THE DARK KNIGHT (2008)But for all the work that Tim Burton did, Warner Brothers had to go and screw it up by hiring Joel Schumacher. Schumacher has made a few good movies, sure, but Batman Forever and Batman & Robin were not two of them. (But I'll admit that Batman Forever is a guilty pleasure of mine, so maybe I shouldn't be too harsh on it.) Schumacher's movies sent Batman back to the colorful, silly camp from the '60s, something fans and critics didn't really want to see in these new movies. So bad was the reception to Batman Forever and Batman & Robin that it was nearly a decade before Warner Brothers would try their hand at another movie featuring the savior of Gotham City. And with it, they tried to make it up to the disgruntled fanboys by completely restarting the franchise in 2005 with Christopher Nolan's Batman Begins. It was a wonderful movie, one which proved to be so popular among both critics and regular moviegoers that Warner Brothers was quick to approve a sequel. (After all, the only thing movie studios like more than making a boatload of money is making an even bigger boatload of money.) The Dark Knight is one of the rare sequels that is not only damn good, but exceeds the quality of its predecessor by leaps and bounds.

The last time we saw Gotham City, it was steadily being eaten alive by crime. Now, however, it has been given a glimmer of sunshine by its guardian of the night, Batman (Christian Bale). Though only a few months have passed since the events of the previous movie, the costumed crimefighter's efforts have had a major impact on the city. The different organized crime syndicates are slowly being forced to loosen their chokehold on Gotham City, and smalltime thieves and drug dealers are afraid to go out at night. Even a small group of concerned citizens copycatting Batman has surfaced, though their methods are more brutal. And though he has the support of police lieutenant Jim Gordon (Gary Oldman), Batman can't do it all by himself. Through Gordon's efforts, he quickly finds another ally in the city's new district attorney, Harvey Dent (Aaron Eckhart). Dent's fearlessly vocal stance against the mobsters that continue to operate within Gotham City impresses Batman, who views Dent as the hero that he himself cannot be.

However, an issue more pressing than simple mobsters soon presents itself. Desperate to reclaim their dwindling positions of power, Gotham's various mob families pool their efforts together and hire a new enforcer, a anarchic psychopath known only as "The Joker" (Heath Ledger). His demands are simple: Batman must turn himself over to the police and reveal his secret identity, or a killing spree like none other will commence. And when Bruce Wayne refuses to reveal it is he under the cowl, Joker starts making good on his threats. Thus begins a full-fledged war, with the Dark Knight on one side, the Clown Prince of Crime on the other, and Gotham City caught in the middle.

It's been said so many times in so many ways that it's beginning to become clichéd, but it bears repeating: The Dark Knight is a fantastic movie. It's mind-boggling that a movie taken from the pages of a superhero comic book could be this astounding.
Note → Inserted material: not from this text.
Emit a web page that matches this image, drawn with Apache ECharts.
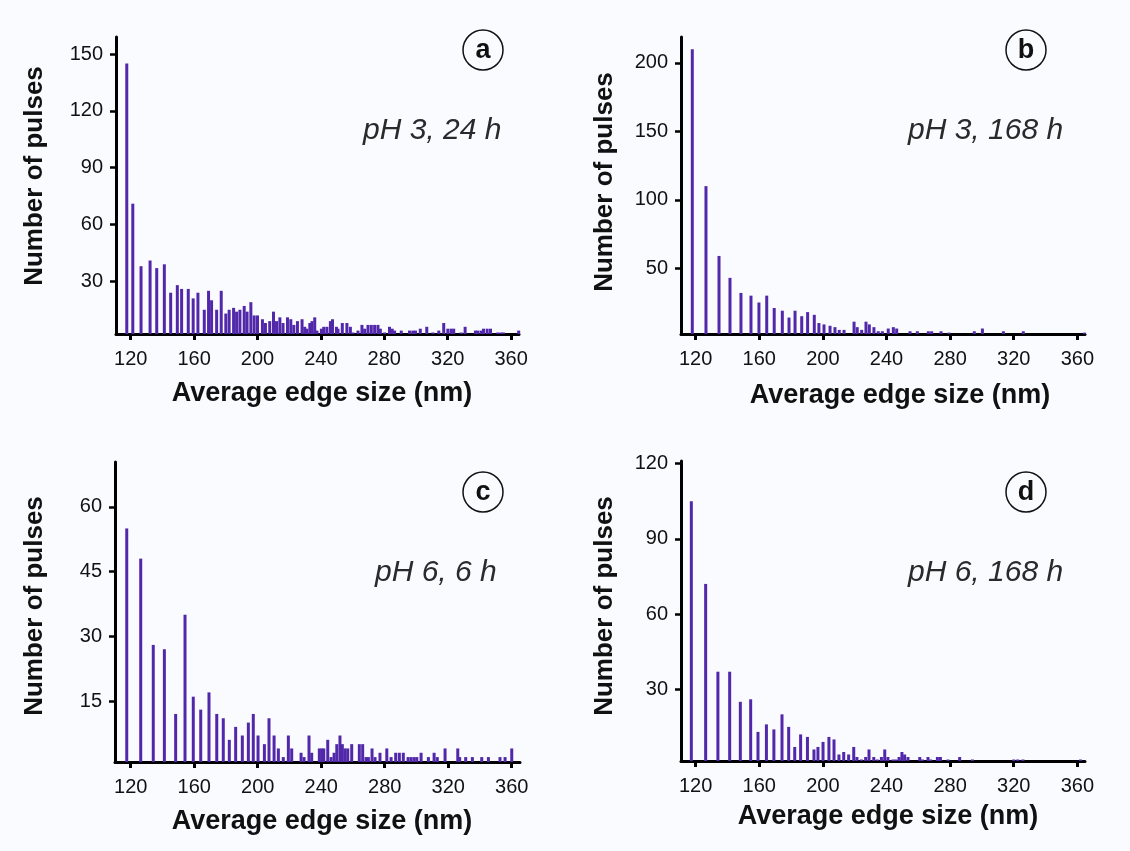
<!DOCTYPE html>
<html>
<head>
<meta charset="utf-8">
<title>Edge size distributions</title>
<script src="https://cdn.jsdelivr.net/npm/echarts@6/dist/echarts.min.js"></script>
<style>
  html, body { margin: 0; padding: 0; background: #fafbfe; }
  #chart { width: 1130px; height: 851px; }
</style>
</head>
<body>
<div id="chart"></div>
<script>
// Histogram bins: average edge size (nm) and number of pulses per bin
const xTickValues = [120, 160, 200, 240, 280, 320, 360];

const sizesA = [
  117.5, 121.3, 126.5, 132.2, 136.4, 141.2, 145.2, 149.4, 152.1, 156.3,
  159.4, 162.4, 166.4, 169.1, 171.0, 174.2, 177.1, 180.0, 182.1, 184.9,
  186.8, 188.9, 191.6, 193.4, 195.8, 197.9, 200.0, 203.1, 205.0, 207.7,
  210.1, 212.0, 214.1, 216.1, 218.9, 221.0, 222.9, 225.2, 228.1, 229.8,
  231.1, 233.0, 234.4, 236.1, 237.5, 240.3, 241.8, 243.8, 246.0, 247.3,
  249.8, 250.8, 253.5, 256.4, 258.6, 260.2, 263.4, 265.9, 267.6, 269.7,
  271.8, 273.9, 276.0, 277.5, 280.2, 283.3, 285.0, 286.5, 290.7, 295.9,
  298.0, 299.7, 302.7, 306.8, 310.6, 314.4, 317.5, 320.1, 322.2, 323.8,
  328.5, 331.0, 337.5, 339.0, 341.1, 342.6, 344.9, 347.0, 351.6, 353.7,
  355.2, 364.8
];
const countsA = [
  145, 71, 38, 41, 37, 39, 24, 28, 26, 26,
  21, 24, 15, 25, 20, 15, 25, 13, 15, 16,
  14, 15, 17, 14, 19, 12, 12, 10, 8, 9,
  14, 9, 11, 8, 11, 10, 7, 9, 10, 6,
  5, 8, 9, 11, 4, 5, 6, 6, 9, 10,
  6, 5, 8, 8, 6, 3, 4, 7, 5, 7,
  7, 7, 7, 5, 3, 6, 5, 4, 4, 4,
  4, 4, 5, 6, 3, 4, 8, 5, 5, 5,
  3, 6, 4, 4, 4, 5, 5, 5, 3, 3,
  3, 4
];

const sizesB = [
  117.9, 126.5, 134.7, 141.6, 148.5, 154.8, 159.8, 164.7, 169.4, 174.5,
  178.7, 182.5, 186.7, 190.4, 194.6, 197.5, 200.7, 204.5, 207.6, 210.3,
  213.3, 219.6, 221.6, 224.4, 227.1, 229.2, 232.1, 234.8, 237.4, 241.1,
  244.3, 246.4, 254.8, 259.4, 266.3, 268.4, 274.3, 279.3, 295.2, 300.3,
  313.5, 326.0, 364.5
];
const countsB = [
  210, 110, 59, 43, 32, 30, 25, 30, 21, 19,
  14, 19, 15, 18, 16, 10, 9, 8, 7, 5,
  5, 11, 7, 5, 11, 9, 7, 4, 4, 6,
  7, 6, 4, 4, 4, 4, 4, 3, 4, 6,
  4, 4, 3
];

const sizesC = [
  117.5, 126.3, 134.2, 141.2, 148.3, 154.2, 159.4, 164.1, 169.3, 174.2,
  178.3, 182.1, 186.1, 190.3, 194.1, 197.2, 200.2, 204.2, 207.1, 210.3,
  213.0, 216.1, 219.3, 221.4, 227.3, 229.2, 232.3, 234.0, 238.8, 240.3,
  241.6, 244.1, 246.2, 248.1, 249.8, 251.8, 253.3, 255.0, 256.7, 259.2,
  264.0, 266.1, 268.2, 269.7, 272.0, 273.9, 277.0, 281.3, 284.0, 286.9,
  289.2, 291.7, 294.7, 296.6, 298.5, 300.2, 302.9, 307.5, 311.1, 313.1,
  318.0, 326.0, 327.2, 331.0, 335.2, 341.1, 345.3, 352.6, 355.8, 360.0
];
const countsC = [
  55, 48, 28, 27, 12, 35, 16, 13, 17, 12,
  11, 6, 9, 7, 10, 12, 7, 5, 11, 7,
  4, 2, 7, 4, 3, 2, 7, 3, 4, 4,
  4, 6, 2, 3, 5, 7, 5, 4, 4, 5,
  5, 5, 2, 2, 4, 2, 3, 4, 2, 3,
  3, 3, 2, 2, 2, 2, 3, 2, 3, 2,
  4, 4, 2, 2, 2, 2, 2, 2, 2, 4
];

const sizesD = [
  117.3, 126.3, 134.0, 141.4, 148.1, 154.6, 159.2, 164.5, 169.2, 174.3,
  178.5, 182.3, 186.0, 190.3, 194.4, 196.9, 200.1, 203.8, 207.0, 210.1,
  213.1, 216.2, 219.4, 221.4, 224.2, 226.9, 229.0, 232.0, 234.2, 236.8,
  238.9, 240.9, 244.1, 245.8, 247.9, 249.7, 251.4, 253.5, 260.9, 262.6,
  266.1, 267.8, 272.0, 273.9, 278.7, 286.0, 294.0, 320.0, 322.5, 325.8,
  362.0
];
const countsD = [
  105, 72, 37, 37, 25, 26, 13, 16, 14, 20,
  15, 7, 12, 11, 6, 7, 9, 11, 10, 4,
  5, 4, 7, 3, 2, 3, 6, 3, 2, 3,
  6, 3, 2, 2, 3, 5, 4, 3, 3, 2,
  3, 2, 3, 3, 2, 3, 2, 2, 2, 2,
  2
];

const yTicksA = [30, 60, 90, 120, 150];
const yTicksB = [50, 100, 150, 200];
const yTicksC = [15, 30, 45, 60];
const yTicksD = [30, 60, 90, 120];

const panelLetters = ['a', 'b', 'c', 'd'];
const panelConditions = ['pH 3, 24 h', 'pH 3, 168 h', 'pH 6, 6 h', 'pH 6, 168 h'];
const xTitle = 'Average edge size (nm)';
const yTitle = 'Number of pulses';

// Layout of the four panels (pixel boxes, axis ranges, annotation spots)
const panels = [
  { sizes: sizesA, counts: countsA, yTicks: yTicksA,
    grid: { left: 116, top: 37, width: 403, height: 297 },
    x: [110.7, 365], y: [2.2, 159],
    circle: [483, 50], cond: [363, 131], xt: [322, 394], yt: [35, 176] },
  { sizes: sizesB, counts: countsB, yTicks: yTicksB,
    grid: { left: 681, top: 37, width: 404, height: 297 },
    x: [110.8, 364.8], y: [2.0, 218.9],
    circle: [1026, 50], cond: [908, 131], xt: [900, 396], yt: [605, 182] },
  { sizes: sizesC, counts: countsC, yTicks: yTicksC,
    grid: { left: 115, top: 462, width: 405, height: 300 },
    x: [110.1, 365.2], y: [0.86, 70.4],
    circle: [483, 492], cond: [375, 573], xt: [322, 822], yt: [35, 606] },
  { sizes: sizesD, counts: countsD, yTicks: yTicksD,
    grid: { left: 681, top: 461, width: 404, height: 300 },
    x: [110.8, 364.8], y: [1.4, 121],
    circle: [1026, 492], cond: [908, 573], xt: [888, 817], yt: [605, 606] }
];

const FONT = 'Arial, "Liberation Sans", Helvetica, sans-serif';
const BAR_COLOR = '#5228aa';

const option = {
  animation: false,
  backgroundColor: '#fafbfe',
  grid: [], xAxis: [], yAxis: [], series: [], graphic: []
};

panels.forEach((p, i) => {
  option.grid.push(Object.assign({ containLabel: false }, p.grid));
  option.xAxis.push({
    type: 'value', gridIndex: i, min: p.x[0], max: p.x[1],
    splitLine: { show: false },
    axisLine: { onZero: false, lineStyle: { color: '#000', width: 3 } },
    axisTick: { customValues: xTickValues, length: 6, lineStyle: { color: '#000', width: 3 } },
    axisLabel: { customValues: xTickValues, margin: 15, color: '#111', fontSize: 20, fontFamily: FONT }
  });
  option.yAxis.push({
    type: 'value', gridIndex: i, min: p.y[0], max: p.y[1],
    splitLine: { show: false },
    axisLine: { onZero: false, lineStyle: { color: '#000', width: 3 } },
    axisTick: { customValues: p.yTicks, length: 6, lineStyle: { color: '#000', width: 2.5 } },
    axisLabel: { customValues: p.yTicks, margin: 13, color: '#111', fontSize: 20, fontFamily: FONT }
  });
  option.series.push({
    type: 'bar', xAxisIndex: i, yAxisIndex: i, clip: true,
    barWidth: 3,
    itemStyle: { color: BAR_COLOR },
    data: p.sizes.map((s, k) => [s, p.counts[k]])
  });
  option.graphic.push(
    { type: 'circle', shape: { cx: p.circle[0], cy: p.circle[1], r: 20 },
      style: { fill: 'none', stroke: '#111', lineWidth: 1.5 } },
    { type: 'text', x: p.circle[0], y: p.circle[1] + 1,
      style: { text: panelLetters[i], font: 'bold 27px ' + FONT, fill: '#111',
               align: 'center', verticalAlign: 'middle' } },
    { type: 'text', x: p.cond[0], y: p.cond[1],
      style: { text: panelConditions[i], font: 'italic 30px ' + FONT, fill: '#2a2a2a',
               align: 'left', verticalAlign: 'middle' } },
    { type: 'text', x: p.xt[0], y: p.xt[1],
      style: { text: xTitle, font: 'bold 27px ' + FONT, fill: '#111',
               align: 'center', verticalAlign: 'middle' } },
    { type: 'text', x: p.yt[0], y: p.yt[1], rotation: Math.PI / 2,
      style: { text: yTitle, font: 'bold 26px ' + FONT, fill: '#111',
               align: 'center', verticalAlign: 'middle' } }
  );
});

const chart = echarts.init(document.getElementById('chart'), null, { renderer: 'canvas' });
chart.setOption(option);
</script>
</body>
</html>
There've been quite a few movies of this type that have been really good in the past, but The Dark Knight exists on such a higher plateau than everything else that it almost completely defies comparison to any of its brethren. It evidences that a movie that could be easily dismissed as another simple "genre movie" can transcend labels and preconceptions to stand as something that benefits motion pictures as a whole. As of this writing, The Dark Knight is ranked in the top ten on the IMDB's list of the greatest movies of all time. Granted, the Internet Movie Database isn't the most reliable website on the Internet, but to be in the company of movies like The Shawshank Redemption, Schindler's List, and the first two Godfather movies shows just how good The Dark Knight really is.

First up to the plate is the direction. Christopher Nolan returns to the superhero franchise that he breathed new life into, and he knocks The Dark Knight absolutely out of the park. Nolan's films have consistently focused more upon characters, what drives them, and how their deeds affect one another. But while The Dark Knight has its share of the fight scenes, action sequences, and car chases that you'd expect from a superhero movie, Nolan's style gives us a character-driven movie atypical of the genre. That doesn't mean Nolan doesn't get a little flashy, however. Nolan and cinematographer Wally Pfister craft a visually stunning movie, with fantastic camerawork that works to capture the viewer's imagination. The high, swooping camera angles showing characters swinging between buildings are vertigo-inducing, and the use of oversized IMAX cameras in certain sequences makes the movie look bigger and more epic. I must also applaud Nolan and Pfister for their work on the action sequences. All too common do filmmakers create fights and moments where the camera is bouncing around recklessly, edited so quickly that a hummingbird couldn't make heads or tails of it. But the action is filmed in such a way that is beneficial to it, making us feel while we're part of the action while still letting us see what's actually happening. I like that, and I wish more filmmakers would do things that way.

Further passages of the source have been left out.